Some things to consider for those that may suspect abuse occurring:
Remain calm. A common reaction to news as unpleasant and shocking as child abuse is denial. However, someone that displays denial to a child or shows shock or disgust at what they are saying may cause the child to be afraid to talk about it and shut down. As hard as it may be, remain as calm and reassuring as possible.
Don't interrogate. Let the child explain in his or her own words what happened. This may confuse and fluster the child and make it harder for them to continue their story.
Reassure the child that they did nothing wrong. It takes a lot for a child to come forward about abuse. Reassure him or her that what is said is taken seriously and that it is not the child's fault.
Safety comes first. If you feel that your safety or the safety of the child would be threatened if intervening, contact the Family Advocacy Program or security forces.
Some factors that help mitigate the possibility of abuse include:
Learn what is age appropriate and what is not.
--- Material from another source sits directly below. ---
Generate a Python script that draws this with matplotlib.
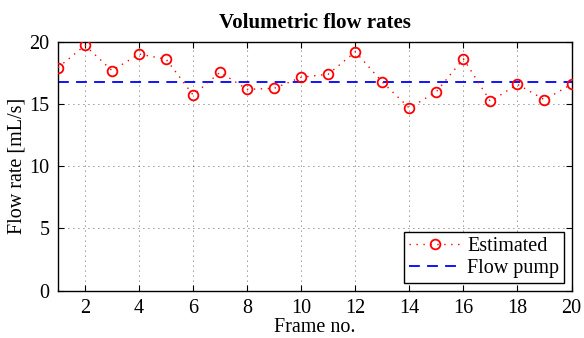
import matplotlib
matplotlib.use("Agg")
import matplotlib.pyplot as plt

frames = list(range(1, 21))
estimated = [17.94, 19.72, 17.70, 19.03, 18.62, 15.73, 17.57, 16.19, 16.27, 17.16,
             17.41, 19.21, 16.78, 14.68, 16.00, 18.65, 15.22, 16.60, 15.35, 16.60]
pump_rate = 16.76
xticks = [2, 4, 6, 8, 10, 12, 14, 16, 18, 20]
yticks = [0, 5, 10, 15, 20]

plt.rcParams['font.family'] = ['Liberation Serif', 'DejaVu Serif']
plt.rcParams['mathtext.fontset'] = 'stix'

fig = plt.figure(figsize=(5.84, 3.38), dpi=100)
ax = fig.add_axes([0.0993, 0.1405, 0.8793, 0.7352])

ax.plot(frames, estimated, linestyle=(0, (1, 4)), color='red', linewidth=1.0,
        marker='o', markersize=7, markerfacecolor='none', markeredgecolor='red',
        markeredgewidth=1.3, label='Estimated', zorder=3)
ax.axhline(pump_rate, color='blue', linestyle=(0, (6, 4)), linewidth=1.3,
           label='Flow pump', zorder=2)

ax.set_xlim(1, 20)
ax.set_ylim(0, 20)
ax.set_xticks(xticks)
ax.set_yticks(yticks)
ax.grid(True, linestyle=(0, (1, 5)), color='black', linewidth=0.6, alpha=0.8)
ax.tick_params(direction='in', top=True, right=True, length=4, width=0.8,
               labelsize=14.5, pad=6)
for s in ax.spines.values():
    s.set_linewidth(1.0)

ax.set_title('Volumetric flow rates', fontsize=15, fontweight='bold', pad=10)
ax.set_xlabel('Frame no.', fontsize=14.5, labelpad=0)
ax.set_ylabel('Flow rate [mL/s]', fontsize=14.5, labelpad=2)

leg = ax.legend(loc='lower right', fontsize=14.5, frameon=True, fancybox=False,
                edgecolor='black', framealpha=1, borderpad=0.25, labelspacing=0.15,
                handlelength=2.6, handletextpad=0.3, borderaxespad=0.35)
leg.get_frame().set_linewidth(1.0)

fig.savefig('out.png', dpi=100)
Having realistic expectations of what children can handle at certain ages will help avoid frustration and anger at normal child behavior. For example, newborns are not going to sleep through the night without a peep and toddlers are not going to be able to sit quietly for extended periods of time.
Develop new parenting skills. Learning to control emotions is critical. Start by learning appropriate discipline techniques and how to set clear boundaries for children.
Parenting classes, books and seminars are a way to get this information. One can also turn to other parents for tips and advice.
Take care of yourself. People who are not getting enough rest and support or feeling overwhelmed are much more likely to succumb to anger. Sleep deprivation, common in parents of young children, adds to moodiness and irritability.
Learn how to can get emotions under control. The first step to getting emotions under control is realizing that they are there. For those that were abused as a child, they may have an especially difficult time getting in touch with a range of emotions. They may have had to deny or repress them as a child, and now they spill out without control.
For additional information about these issues visit: helpguide.org/mental/child_abuse_physical_emotional_sexual_neglect.htm.
For a step by step process on how to develop emotional intelligence, visit: www.helpguide.org/mental/eq5_raising_emotional_intelligence.htm.
FAP has abuse prevention services, as well. Family Advocacy Strengths Training (FAST) and New Parent Support Program (NPSP) are only a call away. FAST offers marital, family and individual therapy. NPSP offers parents the opportunity to understand age appropriate developmental expectations of children and alternative discipline strategies. For further information, contact FAP at 781-377-4791.
Child Abuse Prevention Month Outreach:
April 13-15: Silent Witness project will be displayed around base.
April 22: Parents Appreciation Day at CDC - FAP, CDC and Chapel will be hosting a Parent Appreciation Day. The event will be held during the drop off and pick up hours. Food, beverages and parenting materials will be provided.
April 29: FAP will join the Alcohol and Drug Prevention Treatment Program (ADAPT) to present information concerning substance abuse and child abuse prevention.
April 30: FAP will participate in the Walk n Talk event at Castle Park.